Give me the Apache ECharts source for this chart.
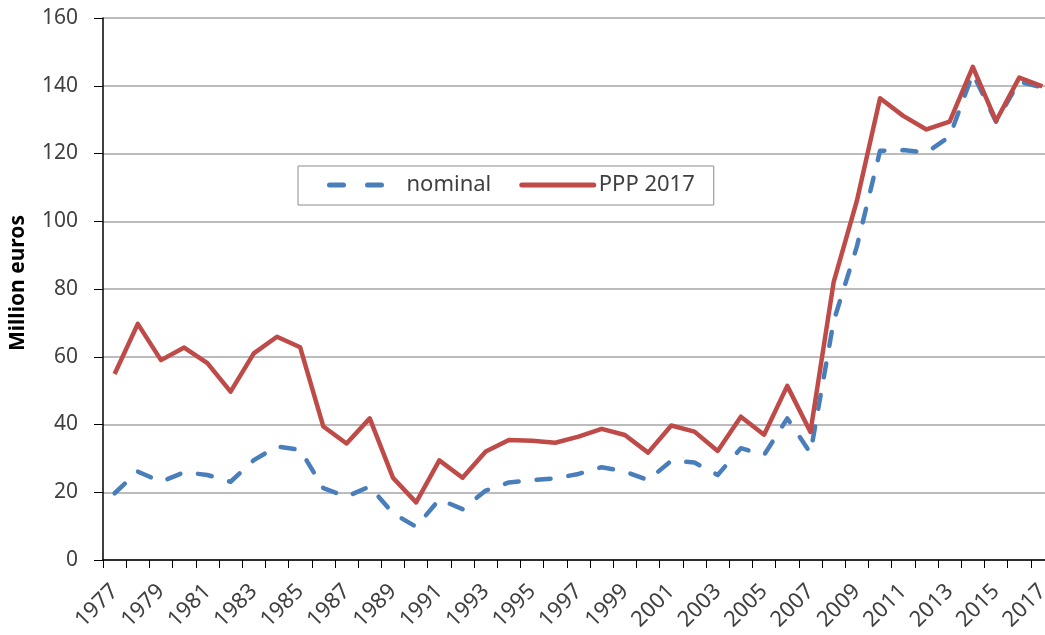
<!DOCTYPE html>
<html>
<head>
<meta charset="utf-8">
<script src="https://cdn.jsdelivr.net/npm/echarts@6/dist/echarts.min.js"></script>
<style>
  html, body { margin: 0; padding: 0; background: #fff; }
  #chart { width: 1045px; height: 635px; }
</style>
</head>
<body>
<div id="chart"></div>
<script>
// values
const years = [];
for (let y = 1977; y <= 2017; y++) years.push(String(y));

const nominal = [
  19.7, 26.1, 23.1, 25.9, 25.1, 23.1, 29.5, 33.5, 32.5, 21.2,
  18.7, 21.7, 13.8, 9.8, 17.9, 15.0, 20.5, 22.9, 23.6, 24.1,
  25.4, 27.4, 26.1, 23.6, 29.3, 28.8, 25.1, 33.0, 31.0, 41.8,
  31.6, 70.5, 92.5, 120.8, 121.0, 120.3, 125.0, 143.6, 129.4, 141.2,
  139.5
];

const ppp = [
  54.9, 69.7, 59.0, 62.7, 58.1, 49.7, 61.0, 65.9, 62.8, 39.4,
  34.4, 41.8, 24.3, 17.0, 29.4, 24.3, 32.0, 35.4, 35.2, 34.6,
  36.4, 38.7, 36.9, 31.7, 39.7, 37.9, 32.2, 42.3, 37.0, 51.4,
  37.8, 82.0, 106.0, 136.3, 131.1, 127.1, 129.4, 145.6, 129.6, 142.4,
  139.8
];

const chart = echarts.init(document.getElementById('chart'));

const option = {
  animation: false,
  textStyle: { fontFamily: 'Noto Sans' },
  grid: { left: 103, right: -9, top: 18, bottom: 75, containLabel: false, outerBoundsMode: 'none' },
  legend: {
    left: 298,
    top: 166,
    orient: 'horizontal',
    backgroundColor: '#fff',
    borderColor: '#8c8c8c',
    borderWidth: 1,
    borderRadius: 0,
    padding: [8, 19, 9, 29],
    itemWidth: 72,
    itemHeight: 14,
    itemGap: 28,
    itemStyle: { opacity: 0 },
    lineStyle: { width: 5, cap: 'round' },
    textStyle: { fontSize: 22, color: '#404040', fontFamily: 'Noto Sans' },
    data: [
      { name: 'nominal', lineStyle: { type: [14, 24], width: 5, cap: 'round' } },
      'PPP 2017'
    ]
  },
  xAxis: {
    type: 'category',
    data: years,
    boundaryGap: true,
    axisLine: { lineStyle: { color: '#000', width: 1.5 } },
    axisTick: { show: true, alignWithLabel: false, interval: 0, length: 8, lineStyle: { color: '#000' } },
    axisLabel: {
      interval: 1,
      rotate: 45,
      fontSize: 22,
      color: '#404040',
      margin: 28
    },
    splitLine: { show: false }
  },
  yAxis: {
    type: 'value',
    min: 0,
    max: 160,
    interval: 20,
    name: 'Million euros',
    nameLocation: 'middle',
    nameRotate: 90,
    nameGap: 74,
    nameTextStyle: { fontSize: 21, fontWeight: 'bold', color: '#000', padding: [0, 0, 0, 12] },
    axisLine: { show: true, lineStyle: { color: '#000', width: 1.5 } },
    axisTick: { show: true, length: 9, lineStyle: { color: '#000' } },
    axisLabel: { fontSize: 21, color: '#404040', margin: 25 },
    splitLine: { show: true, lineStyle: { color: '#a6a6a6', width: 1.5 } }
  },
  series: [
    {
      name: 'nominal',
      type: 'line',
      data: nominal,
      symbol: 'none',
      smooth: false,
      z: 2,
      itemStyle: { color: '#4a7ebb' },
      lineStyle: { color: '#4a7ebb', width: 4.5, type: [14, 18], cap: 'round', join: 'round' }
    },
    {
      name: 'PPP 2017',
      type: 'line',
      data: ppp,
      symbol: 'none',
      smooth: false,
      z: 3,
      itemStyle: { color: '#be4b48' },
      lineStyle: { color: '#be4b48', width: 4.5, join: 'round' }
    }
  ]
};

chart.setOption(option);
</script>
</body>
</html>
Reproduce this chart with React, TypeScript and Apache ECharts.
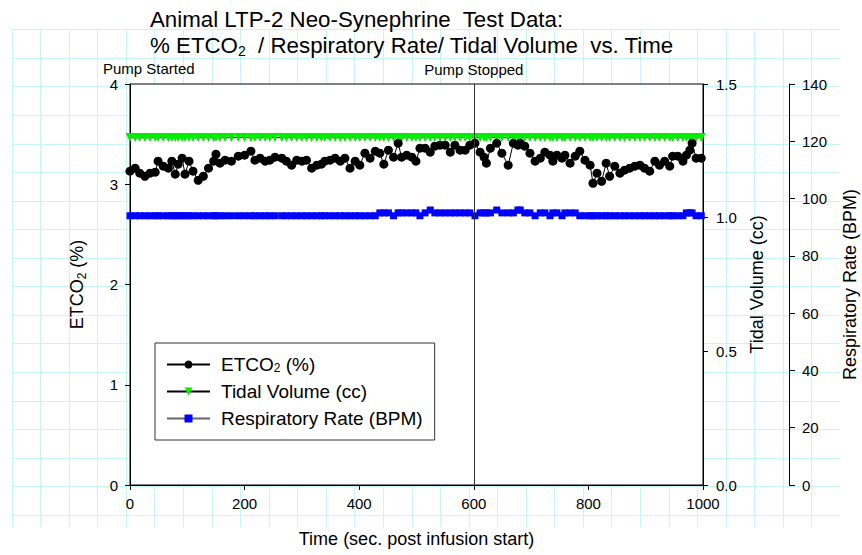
#####
**Written exercise:** Reproduce every line above as written, skipping pictures.

**Solution for this exercise:**
Give me the Apache ECharts source for this chart.
<!DOCTYPE html>
<html>
<head>
<meta charset="utf-8">
<script src="https://cdn.jsdelivr.net/npm/echarts@6/dist/echarts.min.js"></script>
<style>
  html, body { margin: 0; padding: 0; background: #fff; }
  #chart { width: 1045px; height: 635px; }
</style>
</head>
<body>
<div id="chart"></div>
<script>
// values
const years = [];
for (let y = 1977; y <= 2017; y++) years.push(String(y));

const nominal = [
  19.7, 26.1, 23.1, 25.9, 25.1, 23.1, 29.5, 33.5, 32.5, 21.2,
  18.7, 21.7, 13.8, 9.8, 17.9, 15.0, 20.5, 22.9, 23.6, 24.1,
  25.4, 27.4, 26.1, 23.6, 29.3, 28.8, 25.1, 33.0, 31.0, 41.8,
  31.6, 70.5, 92.5, 120.8, 121.0, 120.3, 125.0, 143.6, 129.4, 141.2,
  139.5
];

const ppp = [
  54.9, 69.7, 59.0, 62.7, 58.1, 49.7, 61.0, 65.9, 62.8, 39.4,
  34.4, 41.8, 24.3, 17.0, 29.4, 24.3, 32.0, 35.4, 35.2, 34.6,
  36.4, 38.7, 36.9, 31.7, 39.7, 37.9, 32.2, 42.3, 37.0, 51.4,
  37.8, 82.0, 106.0, 136.3, 131.1, 127.1, 129.4, 145.6, 129.6, 142.4,
  139.8
];

const chart = echarts.init(document.getElementById('chart'));

const option = {
  animation: false,
  textStyle: { fontFamily: 'Noto Sans' },
  grid: { left: 103, right: -9, top: 18, bottom: 75, containLabel: false, outerBoundsMode: 'none' },
  legend: {
    left: 298,
    top: 166,
    orient: 'horizontal',
    backgroundColor: '#fff',
    borderColor: '#8c8c8c',
    borderWidth: 1,
    borderRadius: 0,
    padding: [8, 19, 9, 29],
    itemWidth: 72,
    itemHeight: 14,
    itemGap: 28,
    itemStyle: { opacity: 0 },
    lineStyle: { width: 5, cap: 'round' },
    textStyle: { fontSize: 22, color: '#404040', fontFamily: 'Noto Sans' },
    data: [
      { name: 'nominal', lineStyle: { type: [14, 24], width: 5, cap: 'round' } },
      'PPP 2017'
    ]
  },
  xAxis: {
    type: 'category',
    data: years,
    boundaryGap: true,
    axisLine: { lineStyle: { color: '#000', width: 1.5 } },
    axisTick: { show: true, alignWithLabel: false, interval: 0, length: 8, lineStyle: { color: '#000' } },
    axisLabel: {
      interval: 1,
      rotate: 45,
      fontSize: 22,
      color: '#404040',
      margin: 28
    },
    splitLine: { show: false }
  },
  yAxis: {
    type: 'value',
    min: 0,
    max: 160,
    interval: 20,
    name: 'Million euros',
    nameLocation: 'middle',
    nameRotate: 90,
    nameGap: 74,
    nameTextStyle: { fontSize: 21, fontWeight: 'bold', color: '#000', padding: [0, 0, 0, 12] },
    axisLine: { show: true, lineStyle: { color: '#000', width: 1.5 } },
    axisTick: { show: true, length: 9, lineStyle: { color: '#000' } },
    axisLabel: { fontSize: 21, color: '#404040', margin: 25 },
    splitLine: { show: true, lineStyle: { color: '#a6a6a6', width: 1.5 } }
  },
  series: [
    {
      name: 'nominal',
      type: 'line',
      data: nominal,
      symbol: 'none',
      smooth: false,
      z: 2,
      itemStyle: { color: '#4a7ebb' },
      lineStyle: { color: '#4a7ebb', width: 4.5, type: [14, 18], cap: 'round', join: 'round' }
    },
    {
      name: 'PPP 2017',
      type: 'line',
      data: ppp,
      symbol: 'none',
      smooth: false,
      z: 3,
      itemStyle: { color: '#be4b48' },
      lineStyle: { color: '#be4b48', width: 4.5, join: 'round' }
    }
  ]
};

chart.setOption(option);
</script>
</body>
</html>
Reproduce this chart with React, TypeScript and Apache ECharts.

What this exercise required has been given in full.